▸ SUPPLIED MATERIAL
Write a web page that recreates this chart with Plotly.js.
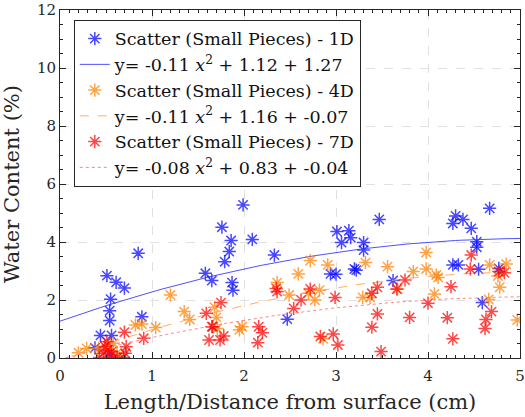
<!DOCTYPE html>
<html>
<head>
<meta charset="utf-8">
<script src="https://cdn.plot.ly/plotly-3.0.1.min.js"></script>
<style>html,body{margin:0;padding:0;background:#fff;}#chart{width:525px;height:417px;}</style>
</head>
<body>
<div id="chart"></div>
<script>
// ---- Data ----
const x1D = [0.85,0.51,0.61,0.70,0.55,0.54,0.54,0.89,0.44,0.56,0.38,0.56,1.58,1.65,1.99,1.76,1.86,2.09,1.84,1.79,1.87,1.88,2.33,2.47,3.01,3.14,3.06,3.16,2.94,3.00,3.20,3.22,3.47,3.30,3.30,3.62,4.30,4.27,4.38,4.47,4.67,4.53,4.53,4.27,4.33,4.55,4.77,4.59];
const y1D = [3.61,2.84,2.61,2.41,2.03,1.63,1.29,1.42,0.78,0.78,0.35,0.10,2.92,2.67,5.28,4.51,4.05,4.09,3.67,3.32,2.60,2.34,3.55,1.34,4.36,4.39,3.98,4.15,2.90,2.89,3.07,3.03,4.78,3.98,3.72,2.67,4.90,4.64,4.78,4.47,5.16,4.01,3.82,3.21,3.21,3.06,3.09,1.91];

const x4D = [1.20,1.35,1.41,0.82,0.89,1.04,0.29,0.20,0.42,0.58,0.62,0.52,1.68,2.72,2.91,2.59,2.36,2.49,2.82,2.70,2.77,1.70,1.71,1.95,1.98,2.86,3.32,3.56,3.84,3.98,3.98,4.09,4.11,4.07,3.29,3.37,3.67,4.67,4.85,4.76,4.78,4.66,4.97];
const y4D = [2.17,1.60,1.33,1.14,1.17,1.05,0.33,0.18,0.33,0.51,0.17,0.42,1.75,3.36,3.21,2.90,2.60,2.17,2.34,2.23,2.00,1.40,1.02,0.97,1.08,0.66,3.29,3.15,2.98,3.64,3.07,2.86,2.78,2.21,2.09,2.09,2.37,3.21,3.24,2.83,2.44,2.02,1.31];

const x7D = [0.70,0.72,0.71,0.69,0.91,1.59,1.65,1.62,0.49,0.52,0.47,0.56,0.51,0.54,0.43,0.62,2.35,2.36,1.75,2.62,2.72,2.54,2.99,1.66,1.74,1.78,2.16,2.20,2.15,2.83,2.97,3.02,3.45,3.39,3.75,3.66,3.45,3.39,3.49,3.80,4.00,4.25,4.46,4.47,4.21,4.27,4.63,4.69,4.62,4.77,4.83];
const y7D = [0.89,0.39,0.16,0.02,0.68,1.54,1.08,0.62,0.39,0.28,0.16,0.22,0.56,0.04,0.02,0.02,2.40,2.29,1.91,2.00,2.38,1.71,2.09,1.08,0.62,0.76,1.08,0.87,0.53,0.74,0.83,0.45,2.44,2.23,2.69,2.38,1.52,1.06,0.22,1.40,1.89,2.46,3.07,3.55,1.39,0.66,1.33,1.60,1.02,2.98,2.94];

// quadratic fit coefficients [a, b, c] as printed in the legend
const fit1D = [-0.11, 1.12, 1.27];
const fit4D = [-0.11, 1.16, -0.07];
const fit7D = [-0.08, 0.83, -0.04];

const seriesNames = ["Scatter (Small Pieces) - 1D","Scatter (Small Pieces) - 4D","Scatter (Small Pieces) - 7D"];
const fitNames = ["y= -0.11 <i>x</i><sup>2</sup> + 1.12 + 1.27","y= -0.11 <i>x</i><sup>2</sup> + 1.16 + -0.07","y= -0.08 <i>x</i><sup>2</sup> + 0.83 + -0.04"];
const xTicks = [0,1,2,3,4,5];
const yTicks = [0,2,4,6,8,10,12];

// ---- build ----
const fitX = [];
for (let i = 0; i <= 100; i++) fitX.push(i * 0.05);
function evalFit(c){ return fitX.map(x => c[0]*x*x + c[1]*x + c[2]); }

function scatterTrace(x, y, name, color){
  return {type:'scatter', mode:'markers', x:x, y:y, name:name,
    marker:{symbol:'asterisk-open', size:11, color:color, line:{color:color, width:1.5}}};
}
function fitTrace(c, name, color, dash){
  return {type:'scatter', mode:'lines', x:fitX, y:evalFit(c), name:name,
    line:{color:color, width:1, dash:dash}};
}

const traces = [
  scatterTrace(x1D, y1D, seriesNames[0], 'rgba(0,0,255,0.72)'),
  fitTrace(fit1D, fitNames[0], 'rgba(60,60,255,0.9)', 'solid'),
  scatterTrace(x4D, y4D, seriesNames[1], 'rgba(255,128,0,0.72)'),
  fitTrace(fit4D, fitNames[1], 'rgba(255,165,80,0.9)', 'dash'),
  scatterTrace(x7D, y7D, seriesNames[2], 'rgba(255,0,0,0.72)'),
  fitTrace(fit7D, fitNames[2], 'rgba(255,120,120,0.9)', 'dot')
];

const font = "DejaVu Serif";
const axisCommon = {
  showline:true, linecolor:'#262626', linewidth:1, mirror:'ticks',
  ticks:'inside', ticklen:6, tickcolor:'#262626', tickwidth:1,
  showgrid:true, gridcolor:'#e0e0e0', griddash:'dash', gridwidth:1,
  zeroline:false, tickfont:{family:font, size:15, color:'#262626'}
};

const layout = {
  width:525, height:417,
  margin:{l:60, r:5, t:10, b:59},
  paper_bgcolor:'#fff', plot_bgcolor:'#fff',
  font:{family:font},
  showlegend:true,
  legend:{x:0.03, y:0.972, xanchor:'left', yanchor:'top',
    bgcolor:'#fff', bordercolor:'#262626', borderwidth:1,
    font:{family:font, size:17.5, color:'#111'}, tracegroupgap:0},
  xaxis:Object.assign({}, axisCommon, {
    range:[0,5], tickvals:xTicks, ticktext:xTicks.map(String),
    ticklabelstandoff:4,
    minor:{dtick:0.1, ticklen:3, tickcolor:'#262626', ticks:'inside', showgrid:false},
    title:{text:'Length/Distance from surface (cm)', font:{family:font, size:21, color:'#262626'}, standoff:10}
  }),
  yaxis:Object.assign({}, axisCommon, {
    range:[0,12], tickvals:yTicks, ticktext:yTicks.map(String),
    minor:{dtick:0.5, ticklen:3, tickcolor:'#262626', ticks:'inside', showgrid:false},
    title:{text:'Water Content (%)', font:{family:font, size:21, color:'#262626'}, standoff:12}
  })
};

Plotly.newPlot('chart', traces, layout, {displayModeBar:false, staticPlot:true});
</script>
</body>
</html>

▸ STATED GOAL
Leave out the pictures and give the listing above again exactly.

▸ EXERCISE RESULT
Write a web page that recreates this chart with Plotly.js.
<!DOCTYPE html>
<html>
<head>
<meta charset="utf-8">
<script src="https://cdn.plot.ly/plotly-3.0.1.min.js"></script>
<style>html,body{margin:0;padding:0;background:#fff;}#chart{width:525px;height:417px;}</style>
</head>
<body>
<div id="chart"></div>
<script>
// ---- Data ----
const x1D = [0.85,0.51,0.61,0.70,0.55,0.54,0.54,0.89,0.44,0.56,0.38,0.56,1.58,1.65,1.99,1.76,1.86,2.09,1.84,1.79,1.87,1.88,2.33,2.47,3.01,3.14,3.06,3.16,2.94,3.00,3.20,3.22,3.47,3.30,3.30,3.62,4.30,4.27,4.38,4.47,4.67,4.53,4.53,4.27,4.33,4.55,4.77,4.59];
const y1D = [3.61,2.84,2.61,2.41,2.03,1.63,1.29,1.42,0.78,0.78,0.35,0.10,2.92,2.67,5.28,4.51,4.05,4.09,3.67,3.32,2.60,2.34,3.55,1.34,4.36,4.39,3.98,4.15,2.90,2.89,3.07,3.03,4.78,3.98,3.72,2.67,4.90,4.64,4.78,4.47,5.16,4.01,3.82,3.21,3.21,3.06,3.09,1.91];

const x4D = [1.20,1.35,1.41,0.82,0.89,1.04,0.29,0.20,0.42,0.58,0.62,0.52,1.68,2.72,2.91,2.59,2.36,2.49,2.82,2.70,2.77,1.70,1.71,1.95,1.98,2.86,3.32,3.56,3.84,3.98,3.98,4.09,4.11,4.07,3.29,3.37,3.67,4.67,4.85,4.76,4.78,4.66,4.97];
const y4D = [2.17,1.60,1.33,1.14,1.17,1.05,0.33,0.18,0.33,0.51,0.17,0.42,1.75,3.36,3.21,2.90,2.60,2.17,2.34,2.23,2.00,1.40,1.02,0.97,1.08,0.66,3.29,3.15,2.98,3.64,3.07,2.86,2.78,2.21,2.09,2.09,2.37,3.21,3.24,2.83,2.44,2.02,1.31];

const x7D = [0.70,0.72,0.71,0.69,0.91,1.59,1.65,1.62,0.49,0.52,0.47,0.56,0.51,0.54,0.43,0.62,2.35,2.36,1.75,2.62,2.72,2.54,2.99,1.66,1.74,1.78,2.16,2.20,2.15,2.83,2.97,3.02,3.45,3.39,3.75,3.66,3.45,3.39,3.49,3.80,4.00,4.25,4.46,4.47,4.21,4.27,4.63,4.69,4.62,4.77,4.83];
const y7D = [0.89,0.39,0.16,0.02,0.68,1.54,1.08,0.62,0.39,0.28,0.16,0.22,0.56,0.04,0.02,0.02,2.40,2.29,1.91,2.00,2.38,1.71,2.09,1.08,0.62,0.76,1.08,0.87,0.53,0.74,0.83,0.45,2.44,2.23,2.69,2.38,1.52,1.06,0.22,1.40,1.89,2.46,3.07,3.55,1.39,0.66,1.33,1.60,1.02,2.98,2.94];

// quadratic fit coefficients [a, b, c] as printed in the legend
const fit1D = [-0.11, 1.12, 1.27];
const fit4D = [-0.11, 1.16, -0.07];
const fit7D = [-0.08, 0.83, -0.04];

const seriesNames = ["Scatter (Small Pieces) - 1D","Scatter (Small Pieces) - 4D","Scatter (Small Pieces) - 7D"];
const fitNames = ["y= -0.11 <i>x</i><sup>2</sup> + 1.12 + 1.27","y= -0.11 <i>x</i><sup>2</sup> + 1.16 + -0.07","y= -0.08 <i>x</i><sup>2</sup> + 0.83 + -0.04"];
const xTicks = [0,1,2,3,4,5];
const yTicks = [0,2,4,6,8,10,12];

// ---- build ----
const fitX = [];
for (let i = 0; i <= 100; i++) fitX.push(i * 0.05);
function evalFit(c){ return fitX.map(x => c[0]*x*x + c[1]*x + c[2]); }

function scatterTrace(x, y, name, color){
  return {type:'scatter', mode:'markers', x:x, y:y, name:name,
    marker:{symbol:'asterisk-open', size:11, color:color, line:{color:color, width:1.5}}};
}
function fitTrace(c, name, color, dash){
  return {type:'scatter', mode:'lines', x:fitX, y:evalFit(c), name:name,
    line:{color:color, width:1, dash:dash}};
}

const traces = [
  scatterTrace(x1D, y1D, seriesNames[0], 'rgba(0,0,255,0.72)'),
  fitTrace(fit1D, fitNames[0], 'rgba(60,60,255,0.9)', 'solid'),
  scatterTrace(x4D, y4D, seriesNames[1], 'rgba(255,128,0,0.72)'),
  fitTrace(fit4D, fitNames[1], 'rgba(255,165,80,0.9)', 'dash'),
  scatterTrace(x7D, y7D, seriesNames[2], 'rgba(255,0,0,0.72)'),
  fitTrace(fit7D, fitNames[2], 'rgba(255,120,120,0.9)', 'dot')
];

const font = "DejaVu Serif";
const axisCommon = {
  showline:true, linecolor:'#262626', linewidth:1, mirror:'ticks',
  ticks:'inside', ticklen:6, tickcolor:'#262626', tickwidth:1,
  showgrid:true, gridcolor:'#e0e0e0', griddash:'dash', gridwidth:1,
  zeroline:false, tickfont:{family:font, size:15, color:'#262626'}
};

const layout = {
  width:525, height:417,
  margin:{l:60, r:5, t:10, b:59},
  paper_bgcolor:'#fff', plot_bgcolor:'#fff',
  font:{family:font},
  showlegend:true,
  legend:{x:0.03, y:0.972, xanchor:'left', yanchor:'top',
    bgcolor:'#fff', bordercolor:'#262626', borderwidth:1,
    font:{family:font, size:17.5, color:'#111'}, tracegroupgap:0},
  xaxis:Object.assign({}, axisCommon, {
    range:[0,5], tickvals:xTicks, ticktext:xTicks.map(String),
    ticklabelstandoff:4,
    minor:{dtick:0.1, ticklen:3, tickcolor:'#262626', ticks:'inside', showgrid:false},
    title:{text:'Length/Distance from surface (cm)', font:{family:font, size:21, color:'#262626'}, standoff:10}
  }),
  yaxis:Object.assign({}, axisCommon, {
    range:[0,12], tickvals:yTicks, ticktext:yTicks.map(String),
    minor:{dtick:0.5, ticklen:3, tickcolor:'#262626', ticks:'inside', showgrid:false},
    title:{text:'Water Content (%)', font:{family:font, size:21, color:'#262626'}, standoff:12}
  })
};

Plotly.newPlot('chart', traces, layout, {displayModeBar:false, staticPlot:true});
</script>
</body>
</html>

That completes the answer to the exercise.